Showing posts with label Baby Annika. Show all posts
Showing posts with label Baby Annika. Show all posts

Tuesday, April 1, 2008

Beauty and Believing






It’s a drop dead gorgeous day in Fairbanks, sunny, 50 degrees, light glancing wickedly off the white white snow of yesterday. Yesterday may have been the final day of a great month of spring skiing at Birch hill. Teo was very energetic on his shorty skis, but for me the snow was very slow. Marin decided to give the baby a front-pack walk back to our nearby home instead of skiing.

And our eight week old (today) daughter Annika, for the first time in her life, smiled at Marin this morning. Marin hauled her down to me in front of the keyboard, writing up a draft Volunteer brochure for the UU Fellowship, placed her in my arms, put her (Marin’s) face beside mine, and coo-cooed the little Pepita to flash me a sweet smile as well. A big wide grin.

So it’s time to try to reignite my passion for writing about life and loves and Fairbanks. And to drop in photos of our family, the land, and other beautiful, visionary things.

I had lunch with Kes Woodward, world-renowned local artist (look at his recent work here), and we talked about religion. He was a respected elder at Fairbanks Lutheran, my previous church (link), and has moved on to Christ Lutheran on the other side of town.
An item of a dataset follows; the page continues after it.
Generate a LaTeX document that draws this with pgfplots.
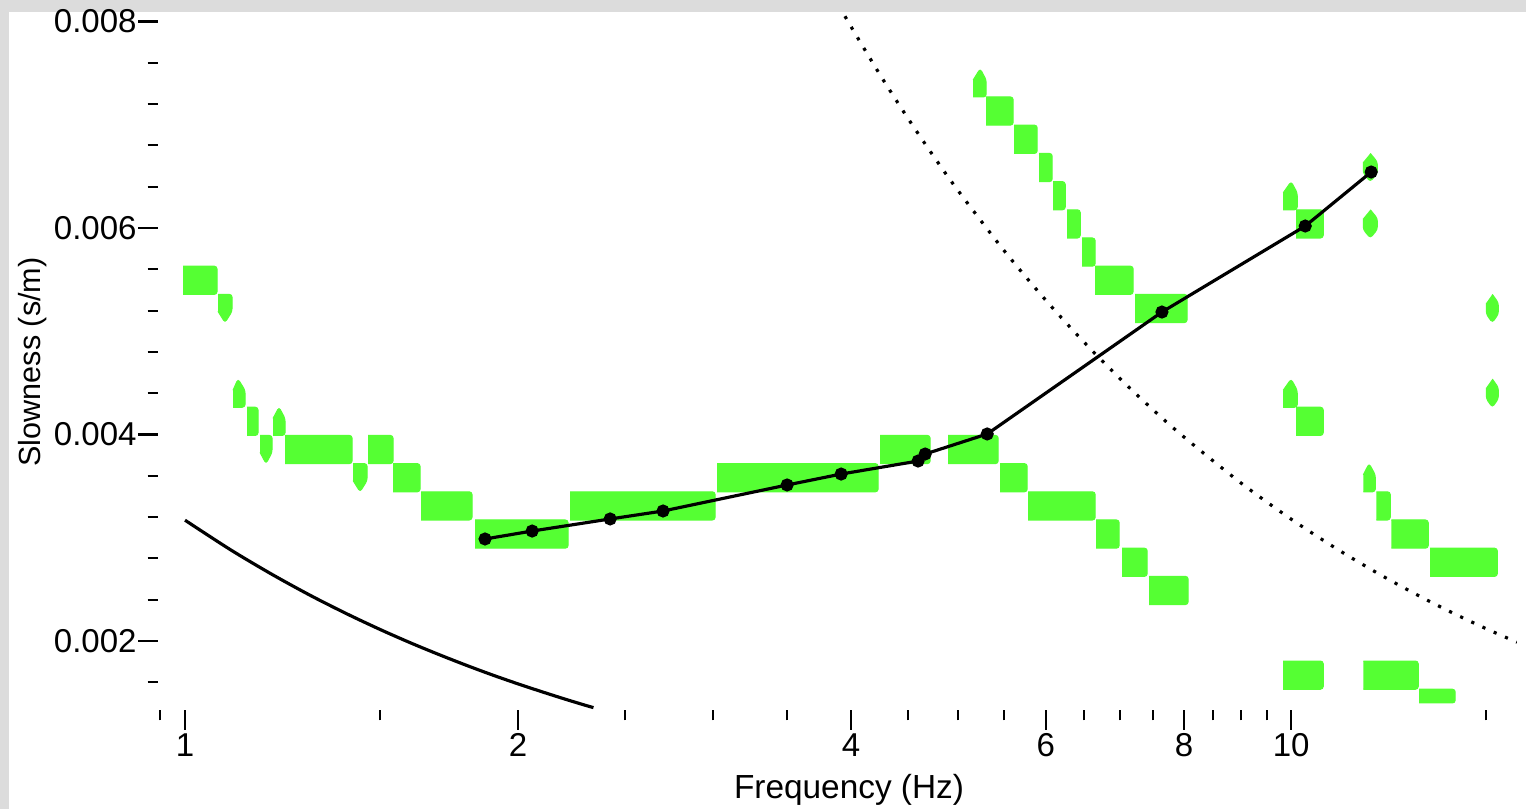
\documentclass[border=0pt]{standalone}
\usepackage{pgfplots}
\pgfplotsset{compat=1.18}
\usepackage{fontspec}
\setmainfont{Liberation Sans}
\definecolor{frame}{RGB}{220,220,220}
\definecolor{gr}{RGB}{85,255,51}
\begin{document}
\begin{tikzpicture}
\useasboundingbox (0,0) rectangle (15.26,8.09);
\fill[frame] (0,0) rectangle (15.26,8.09);
\fill[white] (0.09,0) rectangle (15.26,7.97);
\begin{axis}[
  at={(1.58cm,0.99cm)}, anchor=south west,
  width=13.59cm, height=6.98cm, scale only axis,
  xmode=log, xmin=0.9453, xmax=16, ymin=0.001332, ymax=0.008092,
  axis line style={draw=none},
  tick align=outside, tick pos=left,
  major tick length=0.2cm, minor tick length=0.105cm,
  every tick/.style={black, line width=0.6pt},
  xtick={1,2,4,6,8,10}, xticklabels={1,2,4,6,8,10},
  minor xtick={0.95,1.5,2.5,3,3.5,4.5,5,5.5,6.5,7,7.5,8.5,9,9.5,15},
  ytick={0.002,0.004,0.006,0.008}, yticklabels={0.002,0.004,0.006,0.008},
  minor ytick={0.0016,0.0024,0.0028,0.0032,0.0036,0.0044,0.0048,0.0052,0.0056,0.0064,0.0068,0.0072,0.0076},
  scaled y ticks=false,
  ticklabel style={font=\fontsize{9.4}{10}\selectfont},
  xticklabel style={yshift=0.09cm},
  yticklabel style={xshift=0.11cm},
  xlabel={Frequency (Hz)}, ylabel={Slowness (s/m)},
  xlabel style={font=\fontsize{9.5}{11}\selectfont, at={(axis description cs:0.5085,0)}, anchor=center, yshift=-0.80cm},
  ylabel style={font=\fontsize{8.7}{10}\selectfont, at={(axis description cs:-0.092,0.4986)}, anchor=center},
  grn/.style={fill=gr, draw=gr, line width=0.3pt, rounded corners=0.8pt},
]
% green blobs
\addplot[grn] coordinates {(0.99585,0.005357)(1.06889,0.005357)(1.06889,0.005630)(0.99585,0.005630)};
\addplot[grn] coordinates {(1.07112,0.005357)(1.10281,0.005357)(1.10281,0.005193)(1.08687,0.005084)(1.07112,0.005193)};
\addplot[grn] coordinates {(1.10511,0.004264)(1.13304,0.004264)(1.13304,0.004428)(1.11665,0.004537)(1.10511,0.004428)};
\addplot[grn] coordinates {(1.13777,0.003991)(1.16412,0.003991)(1.16412,0.004264)(1.13777,0.004264)};
\addplot[grn] coordinates {(1.16897,0.003991)(1.19854,0.003991)(1.19854,0.003827)(1.18367,0.003718)(1.16897,0.003827)};
\addplot[grn] coordinates {(1.20103,0.003991)(1.23138,0.003991)(1.23138,0.004155)(1.21611,0.004264)(1.20103,0.004155)};
\addplot[grn] coordinates {(1.23138,0.003718)(1.41595,0.003718)(1.41595,0.003991)(1.23138,0.003991)};
\addplot[grn] coordinates {(1.41890,0.003718)(1.46081,0.003718)(1.46081,0.003554)(1.43967,0.003445)(1.41890,0.003554)};
\addplot[grn] coordinates {(1.46386,0.003718)(1.54194,0.003718)(1.54194,0.003991)(1.46386,0.003991)};
\addplot[grn] coordinates {(1.54194,0.003445)(1.63113,0.003445)(1.63113,0.003718)(1.54194,0.003718)};
\addplot[grn] coordinates {(1.63453,0.003172)(1.81760,0.003172)(1.81760,0.003445)(1.63453,0.003445)};
\addplot[grn] coordinates {(1.82898,0.002899)(2.21962,0.002899)(2.21962,0.003172)(1.82898,0.003172)};
\addplot[grn] coordinates {(2.22887,0.003172)(3.01445,0.003172)(3.01445,0.003445)(2.22887,0.003445)};
\addplot[grn] coordinates {(3.02703,0.003445)(4.23246,0.003445)(4.23246,0.003718)(3.02703,0.003718)};
\addplot[grn] coordinates {(4.25012,0.003718)(4.71620,0.003718)(4.71620,0.003991)(4.25012,0.003991)};
\addplot[grn] coordinates {(4.89632,0.003718)(5.43393,0.003718)(5.43393,0.003991)(4.89632,0.003991)};
\addplot[grn] coordinates {(5.45661,0.003445)(5.77229,0.003445)(5.77229,0.003718)(5.45661,0.003718)};
\addplot[grn] coordinates {(5.78432,0.003172)(6.64966,0.003172)(6.64966,0.003445)(5.78432,0.003445)};
\addplot[grn] coordinates {(6.66351,0.002899)(6.99044,0.002899)(6.99044,0.003172)(6.66351,0.003172)};
\addplot[grn] coordinates {(7.03425,0.002626)(7.41000,0.002626)(7.41000,0.002899)(7.03425,0.002899)};
\addplot[grn] coordinates {(7.44092,0.002353)(8.06869,0.002353)(8.06869,0.002626)(7.44092,0.002626)};
\addplot[grn] coordinates {(5.15826,0.007269)(5.29978,0.007269)(5.29978,0.007433)(5.23402,0.007542)(5.15826,0.007433)};
\addplot[grn] coordinates {(5.29978,0.006996)(5.60615,0.006996)(5.60615,0.007269)(5.29978,0.007269)};
\addplot[grn] coordinates {(5.61783,0.006722)(5.89378,0.006722)(5.89378,0.006996)(5.61783,0.006996)};
\addplot[grn] coordinates {(5.91836,0.006449)(6.08073,0.006449)(6.08073,0.006722)(5.91836,0.006722)};
\addplot[grn] coordinates {(6.09340,0.006176)(6.24754,0.006176)(6.24754,0.006449)(6.09340,0.006449)};
\addplot[grn] coordinates {(6.27360,0.005903)(6.44574,0.005903)(6.44574,0.006176)(6.27360,0.006176)};
\addplot[grn] coordinates {(6.47264,0.005630)(6.64966,0.005630)(6.64966,0.005903)(6.47264,0.005903)};
\addplot[grn] coordinates {(6.64966,0.005357)(7.19686,0.005357)(7.19686,0.005630)(6.64966,0.005630)};
\addplot[grn] coordinates {(7.22686,0.005084)(8.05190,0.005084)(8.05190,0.005357)(7.22686,0.005357)};
\addplot[grn] coordinates {(9.83484,0.006176)(10.12570,0.006176)(10.12570,0.006340)(9.99792,0.006449)(9.83484,0.006340)};
\addplot[grn] coordinates {(10.10464,0.005903)(10.68889,0.005903)(10.68889,0.006176)(10.10464,0.006176)};
\addplot[grn] coordinates {(11.78933,0.006722)(11.96234,0.006640)(11.96234,0.006531)(11.78933,0.006449)(11.61880,0.006531)(11.61880,0.006640)};
\addplot[grn] coordinates {(11.78933,0.006176)(11.96234,0.006094)(11.96234,0.005985)(11.78933,0.005903)(11.61880,0.005985)(11.61880,0.006094)};
\addplot[grn] coordinates {(15.19934,0.005357)(15.39038,0.005275)(15.39038,0.005166)(15.19934,0.005084)(15.01069,0.005166)(15.01069,0.005275)};
\addplot[grn] coordinates {(15.19934,0.004537)(15.39038,0.004455)(15.39038,0.004346)(15.19934,0.004264)(15.01069,0.004346)(15.01069,0.004455)};
\addplot[grn] coordinates {(9.83484,0.004264)(10.12570,0.004264)(10.12570,0.004428)(9.99792,0.004537)(9.83484,0.004428)};
\addplot[grn] coordinates {(10.10464,0.003991)(10.68889,0.003991)(10.68889,0.004264)(10.10464,0.004264)};
\addplot[grn] coordinates {(11.61880,0.003445)(11.91260,0.003445)(11.91260,0.003609)(11.76000,0.003718)(11.61880,0.003609)};
\addplot[grn] coordinates {(11.93745,0.003172)(12.28979,0.003172)(12.28979,0.003445)(11.93745,0.003445)};
\addplot[grn] coordinates {(12.31540,0.002899)(13.30058,0.002899)(13.30058,0.003172)(12.31540,0.003172)};
\addplot[grn] coordinates {(13.35607,0.002626)(15.35837,0.002626)(15.35837,0.002899)(13.35607,0.002899)};
\addplot[grn] coordinates {(9.83484,0.001533)(10.68889,0.001533)(10.68889,0.001806)(9.83484,0.001806)};
\addplot[grn] coordinates {(11.61880,0.001533)(13.02650,0.001533)(13.02650,0.001806)(11.61880,0.001806)};
\addplot[grn] coordinates {(13.05364,0.001400)(14.06902,0.001400)(14.06902,0.001533)(13.05364,0.001533)};
% theoretical curves
\addplot[black, line width=0.9pt, smooth] coordinates {
(1.0,0.003170)(1.1,0.002882)(1.2,0.002642)(1.3,0.002438)(1.4,0.002264)(1.5,0.002113)(1.6,0.001981)(1.7,0.001865)(1.8,0.001761)(1.9,0.001668)(2.0,0.001585)(2.1,0.001510)(2.2,0.001441)(2.3,0.001378)(2.34,0.001355)};
\addplot[black, line width=0.9pt, dash pattern=on 0.9pt off 2.6pt, smooth] coordinates {
(3.9,0.008154)(4.0,0.007950)(4.25,0.007482)(4.5,0.007067)(4.75,0.006695)(5.0,0.006360)(5.5,0.005782)(6.0,0.005300)(6.5,0.004892)(7.0,0.004543)(7.5,0.004240)(8.0,0.003975)(9.0,0.003533)(10,0.003180)(11,0.002891)(12,0.002650)(13,0.002446)(14,0.002271)(15,0.002120)(16,0.001988)};
% picked dispersion curve
\addplot[black, line width=0.9pt, mark=*, mark size=1.4pt] coordinates {
(1.8673,0.002988)(2.0597,0.003065)(2.4228,0.003182)(2.7048,0.003259)(3.5020,0.003511)(3.9193,0.003617)(4.5993,0.003743)(4.6676,0.003811)(5.3113,0.004005)(7.6423,0.005186)(10.296,0.006019)(11.811,0.006542)};
\end{axis}
\end{tikzpicture}
\end{document}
Apparently, in the wake of my demise at FLC, many congregational progressives moved to Christ Lutheran, and many traditionalists moved to Zion Lutheran, of the fundamentalist Missouri Synod (though the pastor there started life, as did many MO Synod Intellectuals, as a progressive). I praised the Episcopal Priest at St. Matthews, Scott Fisher, whose native-culture influenced narrative sermons (not to mention newsletters – here) are an art form in themselves. We shared insights on the web, and the cultural differences between internet-savvy folks and the others. Obama being the former and Clinton the latter.

I shared my hopes for the Unitarians as a version of progressive religious community, and Kes talked about years of commitment to the Arts-Support community.

And we wondered what will it all come to. Who has time for saving the whales, let alone saving the Lutherans or the Unitarians, not to mention saving funding for the Arts?

Stopping short of solving all the dilemmas, Kes and I headed off to our respective disciplines.

And so, Annika, on your two-month birthday, you give us a smile, and I dedicate myself to a return to the narrative, the interpretation, of the life we’re nurturing to pass off to you. In good time.